At every stage of human development and maturation, vitamin A profoundly impacts the formation and training of both tissue-resident and humoral immune cells. Vitamin A insufficiency occurs on a global scale, and even in developed nations, poor eating habits can reduce intakes of vitamin A and its precursors while inflammatory, atopic, and infectious conditions heighten the body’s need for them.
Recent research clarifies that vitamin A is not just an immune activator, inhibitor, or adjuvant. On the contrary, vitamin A metabolites engage in constant interaction with other immune factors and cytokines—especially in the gut—to help customize an ideal immune response and then facilitate immune tolerance.
This review details clinical and pre-clinical evidence of how the vitamin A metabolite retinoic acid (RA) cooperates with local immune responses, and even more importantly, helps coordinate these efforts with intestinal immunosurveillance in order to optimize the whole-body response to immune challenges. They describe mechanisms linking immunity at crucial epithelial borders (such as the skin, gut, and respiratory surfaces) with other humoral and cellular immune actions as well as the formation of immune memory and tolerance.

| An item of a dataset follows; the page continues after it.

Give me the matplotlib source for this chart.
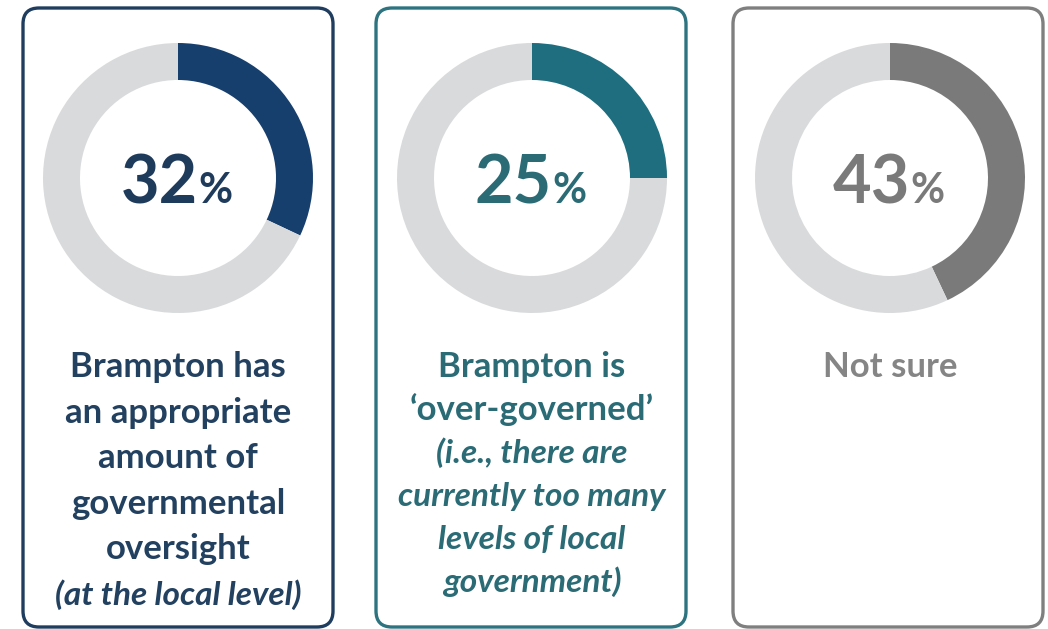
import matplotlib
matplotlib.use("Agg")
import matplotlib.pyplot as plt
from matplotlib.patches import FancyBboxPatch

plt.rcParams['font.family'] = ['Lato', 'DejaVu Sans']

# values
shares = [32, 25, 43]
label_lines = [
    ["Brampton has", "an appropriate", "amount of", "governmental", "oversight",
     "(at the local level)"],
    ["Brampton is", "\u2018over-governed\u2019", "(i.e., there are",
     "currently too many", "levels of local", "government)"],
    ["Not sure"],
]
n_upright = [5, 2, 1]

ring_colors = ["#173f6d", "#1e6e7f", "#7a7a7a"]
text_colors = ["#1f3b5c", "#2a6b76", "#7a7a7a"]
label_colors = ["#22405f", "#2a6b76", "#858585"]
box_colors = ["#1f3d5f", "#2d7480", "#7f7f7f"]
rest_color = "#d9dadc"

W, H = 1048, 629
fig = plt.figure(figsize=(W / 100, H / 100), dpi=100)
ax = fig.add_axes([0, 0, 1, 1])
ax.set_xlim(0, W)
ax.set_ylim(0, H)
ax.set_aspect('equal')
ax.axis('off')

box_left = [23, 376, 733]
box_w = 310
centers = [178, 532, 890]
cy = H - 178
line_gap = [45.6, 43.0, 45.0]

for i, share in enumerate(shares):
    bx = FancyBboxPatch((box_left[i], 2), box_w, H - 10,
                        boxstyle="round,pad=0,rounding_size=16",
                        fc="white", ec=box_colors[i], lw=2.4, zorder=1)
    ax.add_patch(bx)

    ax.pie([share, 100 - share], center=(centers[i], cy), radius=135,
           startangle=90, counterclock=False,
           colors=[ring_colors[i], rest_color],
           wedgeprops=dict(width=37, linewidth=0))

    ax.text(centers[i] + 20, H - 203, str(share), ha='right', va='baseline',
            fontsize=48, fontweight='bold', color=text_colors[i], zorder=5)
    ax.text(centers[i] + 20, H - 203, "%", ha='left', va='baseline',
            fontsize=30, fontweight='bold', color=text_colors[i], zorder=5)

    for k, line in enumerate(label_lines[i]):
        upright = k < n_upright[i]
        ax.text(centers[i], H - 377 - k * line_gap[i], line, ha='center',
                va='baseline', fontsize=25 if upright else 24, fontweight='bold',
                fontstyle='normal' if upright else 'italic',
                color=label_colors[i], zorder=5)

# pie() resets the limits, put them back
ax.set_xlim(0, W)
ax.set_ylim(0, H)

fig.savefig("out.png", dpi=100)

Vitamin A Status Minds Gut Mucosal Immunity
KEY TAKEAWAY:
Vitamin A as RA shows a broad capacity for favoring immune tolerance while facilitating an effective acute immune response. These actions are particularly efficient as the result of vitamin A’s targeting of gut-related immune cells and lymphoid tissues. However, nutritional sufficiency of vitamin A and its precursors at all stages of life is necessary for this healthful range of immunomodulation. Vitamin A insufficiency results in the opposite, enabling chronic immune dysregulation and inflammation to occur.